The goal of the initiative is to re-create the way states are delivering programs for children from birth through age 5. For example, child-care licensing is often handled by a social service department, while preschool programs are sometimes administered by state education agencies.

“Developing an early-learning system, rather than simply expanding an array of program options, is key to achieving success,” according to a 2005 report from the Build Initiative. “A system … requires an effective and seamless set of referrals and follow-up across many fields—health, nutrition, family support, early care and education, early intervention, and preschool services.”

Five states—Illinois, Minnesota, New Jersey, Ohio, and Pennsylvania—have each received a $350,000 grant from the initiative to begin implementing new early-childhood systems. Ongoing funding is also available to them for testing new models of providing services and for improving school-readiness programs.

Four other states, including Washington, are participating in the project as “learning-partner states,” meaning they take part in conference calls and other activities with the five grantee states.

One lesson the Build Initiative has learned is that the movement is not the kind in which states can look at a list of “best practices” and know exactly what to do, said Susan Hibbard, the interim director of the project.

“They each have a very different culture,” she said.

In some states, Ms. Hibbard added, the governor is calling for the change; in others, legislators are leading the way.

‘Still Anxiety’

The experiences of states that have been through the consolidation process also show that it can be a struggle to reorganize services that have long existed in other departments.

“I think there is still anxiety,” said Ann Reale, the commissioner of the Massachusetts Department of Early Education and Care, which was formed last year. “Unless people begin to embrace the philosophy of what we’re trying to do, they revert back to wanting to protect the status quo.”

As in Washington state, Massachusetts’ new department includes programs that were previously administered by social services and the state education department.

The experience of reorganizing, Ms. Reale said, tends to uncover long-standing perceptions that employees have about the services of other agencies.

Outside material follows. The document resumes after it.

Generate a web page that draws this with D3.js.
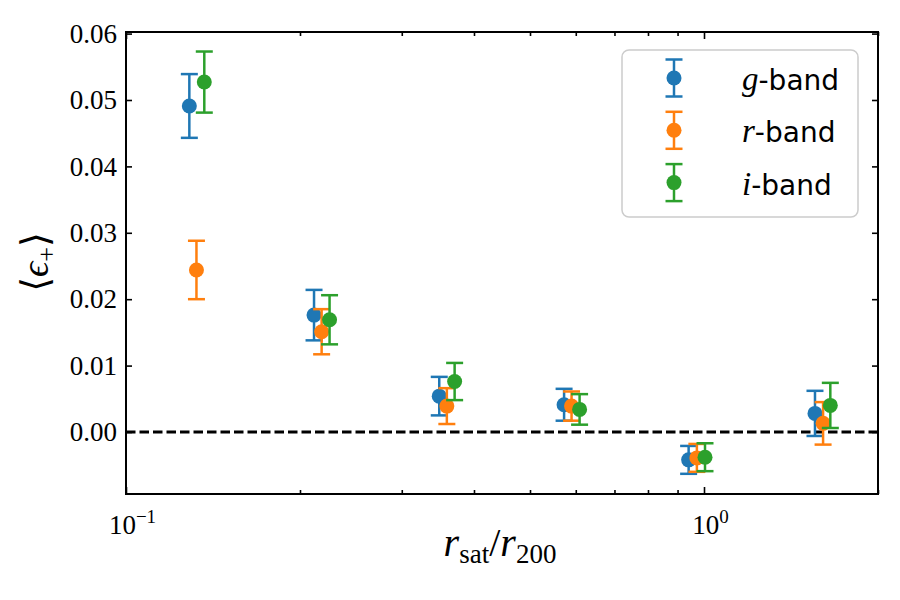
<!DOCTYPE html>
<html>
<head>
<meta charset="utf-8">
<script src="https://d3js.org/d3.v7.min.js"></script>
<style>
  body { margin: 0; background: #fff; }
</style>
</head>
<body>
<svg id="chart" width="900" height="600"></svg>
<script>
// data
const bands = ["g", "r", "i"];
const colors = ["#1f77b4", "#ff7f0e", "#2ca02c"];

const xG = [0.1287, 0.2115, 0.3483, 0.5727, 0.9406, 1.556];
const yG = [0.0491, 0.0176, 0.0054, 0.0041, -0.0042, 0.0028];
const eG = [0.0048, 0.0038, 0.0029, 0.0024, 0.0021, 0.0034];

const xR = [0.1324, 0.2180, 0.3590, 0.5900, 0.9720, 1.607];
const yR = [0.0244, 0.0151, 0.0039, 0.0039, -0.0039, 0.0013];
const eR = [0.0044, 0.0034, 0.0027, 0.0022, 0.0021, 0.0032];

const xI = [0.1366, 0.2250, 0.3703, 0.6092, 1.004, 1.654];
const yI = [0.0527, 0.0169, 0.0076, 0.0034, -0.0038, 0.0040];
const eI = [0.0046, 0.0037, 0.0028, 0.0023, 0.0021, 0.0034];

const yTicks = [0.00, 0.01, 0.02, 0.03, 0.04, 0.05, 0.06];
const xMajor = [0.1, 1];
const xMinor = [0.2, 0.3, 0.4, 0.5, 0.6, 0.7, 0.8, 0.9, 2.0];

const pLeft = 126, pRight = 878, pTop = 32, pBottom = 494;
const serif = "'Liberation Serif', serif";

const svg = d3.select("#chart");
const x = d3.scaleLog().domain([0.1, 2.0]).range([pLeft, pRight]);
const y = d3.scaleLinear().domain([-0.00934, 0.06024]).range([pBottom, pTop]);

const series = [
  {x: xG, y: yG, e: eG},
  {x: xR, y: yR, e: eR},
  {x: xI, y: yI, e: eI}
];

// zero line
svg.append("line")
  .attr("x1", x(0.1)).attr("x2", x(2.0))
  .attr("y1", y(0)).attr("y2", y(0))
  .attr("stroke", "#000").attr("stroke-width", 3.2)
  .attr("stroke-dasharray", "9.5,4");

// error bars + points
series.forEach(function(s, k) {
  const g = svg.append("g");
  const pts = s.x.map((v, i) => ({x: v, y: s.y[i], e: s.e[i]}));
  g.selectAll(".eb").data(pts).enter().append("line")
    .attr("x1", d => x(d.x)).attr("x2", d => x(d.x))
    .attr("y1", d => y(d.y - d.e)).attr("y2", d => y(d.y + d.e))
    .attr("stroke", colors[k]).attr("stroke-width", 2.5);
  [-1, 1].forEach(function(sgn) {
    g.selectAll(".cap" + sgn).data(pts).enter().append("line")
      .attr("x1", d => x(d.x) - 8.5).attr("x2", d => x(d.x) + 8.5)
      .attr("y1", d => y(d.y + sgn * d.e)).attr("y2", d => y(d.y + sgn * d.e))
      .attr("stroke", colors[k]).attr("stroke-width", 2.5);
  });
  g.selectAll("circle").data(pts).enter().append("circle")
    .attr("cx", d => x(d.x)).attr("cy", d => y(d.y))
    .attr("r", 7.5).attr("fill", colors[k]);
});

// axes (ticks pointing inward)
function styleAxis(sel) {
  sel.attr("font-family", null).attr("font-size", null);
  sel.select(".domain").remove();
  sel.selectAll(".tick line").attr("stroke", "#000").attr("stroke-width", 1.6);
  sel.selectAll(".tick text")
    .style("font-family", serif).style("font-size", "27px").attr("fill", "#000");
}

svg.append("g").attr("transform", "translate(0," + pBottom + ")")
  .call(d3.axisBottom(x).tickValues(xMinor).tickSize(-4).tickFormat("")).call(styleAxis);
svg.append("g").attr("transform", "translate(0," + pTop + ")")
  .call(d3.axisTop(x).tickValues(xMinor).tickSize(-4).tickFormat("")).call(styleAxis);
svg.append("g").attr("transform", "translate(0," + pTop + ")")
  .call(d3.axisTop(x).tickValues(xMajor).tickSize(-7).tickFormat("")).call(styleAxis);

const xAx = svg.append("g").attr("transform", "translate(0," + pBottom + ")")
  .call(d3.axisBottom(x).tickValues(xMajor).tickSize(-7).tickPadding(21).tickFormat(""))
  .call(styleAxis);
xAx.selectAll(".tick text").each(function(d) {
  const t = d3.select(this).attr("dx", 6);
  t.append("tspan").text("10");
  t.append("tspan").attr("dy", -11).style("font-size", "19px")
    .text(d < 1 ? "\u22121" : "0");
});

svg.append("g").attr("transform", "translate(" + pLeft + ",0)")
  .call(d3.axisLeft(y).tickValues(yTicks).tickSize(-6).tickPadding(9).tickFormat(d3.format(".2f")))
  .call(styleAxis);
svg.append("g").attr("transform", "translate(" + pRight + ",0)")
  .call(d3.axisRight(y).tickValues(yTicks).tickSize(-6).tickFormat(""))
  .call(styleAxis);

// frame
svg.append("rect")
  .attr("x", pLeft).attr("y", pTop)
  .attr("width", pRight - pLeft).attr("height", pBottom - pTop)
  .attr("fill", "none").attr("stroke", "#000").attr("stroke-width", 2);

// axis labels
const xl = svg.append("text")
  .attr("x", 500).attr("y", 556)
  .attr("text-anchor", "middle")
  .attr("font-family", serif).attr("font-size", 40);
xl.append("tspan").attr("font-style", "italic").text("r");
xl.append("tspan").attr("dy", 7).attr("font-size", 27).text("sat");
xl.append("tspan").attr("dy", -7).text("/");
xl.append("tspan").attr("font-style", "italic").text("r");
xl.append("tspan").attr("dy", 7).attr("font-size", 27).text("200");

const yl = svg.append("text")
  .attr("transform", "translate(48,262) rotate(-90)")
  .attr("text-anchor", "middle")
  .attr("font-family", "'DejaVu Serif', serif").attr("font-size", 38);
yl.append("tspan").text("\u27e8");
yl.append("tspan").attr("font-style", "italic").attr("font-family", serif).text("\u03f5");
yl.append("tspan").attr("dy", 7).attr("font-size", 26).attr("font-family", serif).text("+");
yl.append("tspan").attr("dy", -7).text("\u27e9");

// legend
const legend = svg.append("g");
legend.append("rect")
  .attr("x", 622).attr("y", 50).attr("width", 236).attr("height", 167)
  .attr("rx", 7).attr("fill", "#fff").attr("fill-opacity", 0.8)
  .attr("stroke", "#cccccc").attr("stroke-width", 1.5);

bands.forEach(function(b, k) {
  const cy = 78 + k * 52.3;
  const row = legend.append("g");
  row.append("line").attr("x1", 674).attr("x2", 674)
    .attr("y1", cy - 18.5).attr("y2", cy + 18.5)
    .attr("stroke", colors[k]).attr("stroke-width", 2.5);
  [-18.5, 18.5].forEach(function(o) {
    row.append("line").attr("x1", 665.5).attr("x2", 682.5)
      .attr("y1", cy + o).attr("y2", cy + o)
      .attr("stroke", colors[k]).attr("stroke-width", 2.5);
  });
  row.append("circle").attr("cx", 674).attr("cy", cy).attr("r", 7.5).attr("fill", colors[k]);
  const t = row.append("text").attr("x", 742).attr("y", cy + 12).attr("font-size", 28);
  t.append("tspan").attr("font-family", serif).attr("font-style", "italic")
    .attr("font-size", 33).text(b);
  t.append("tspan").attr("font-family", "'DejaVu Sans', sans-serif").text("-band");
});
</script>
</body>
</html>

For example, child care is sometimes viewed just as babysitting by those in the education field, while child-care officials sometimes believe educators only want to push academic expectations and testing onto younger children.

But in reality, Ms. Reale said, child-care providers are “fooling themselves” if the think they don’t need to pay attention to early literacy and other school-readiness skills. And educators, she said, who think they can do their jobs without providing some care “don’t understand anything about child development.”

To address possible turf battles, Pennsylvania formed an office of child development in 2004 that has personnel in both the public-welfare and education departments.

“That was a very creative way to ensure that people weren’t operating in silos,” Ms. Hibbard said.

Resource for Families

In Washington state, some people in the early-childhood field weren’t convinced that setting up a new agency could improve the way services are provided in the state, said Agda Buchard, the executive director of the Washington Association for the Education of Young Children, an affiliate of the National Association for the Education of Young Children, an advocacy organization based in Washington, D.C.

“There was some pushback” from people in the field when officials talked about connecting early-childhood, K-12, and higher education, Ms. Buchard said.

By emphasizing that the new agency would serve as a resource for families with young children, policymakers also hoped to address any concerns from parents who were worried that the state was trying to push their toddlers into preschool centers, she said.

“We’ve long been advocating for a state-level department to elevate the status of early learning,” she said.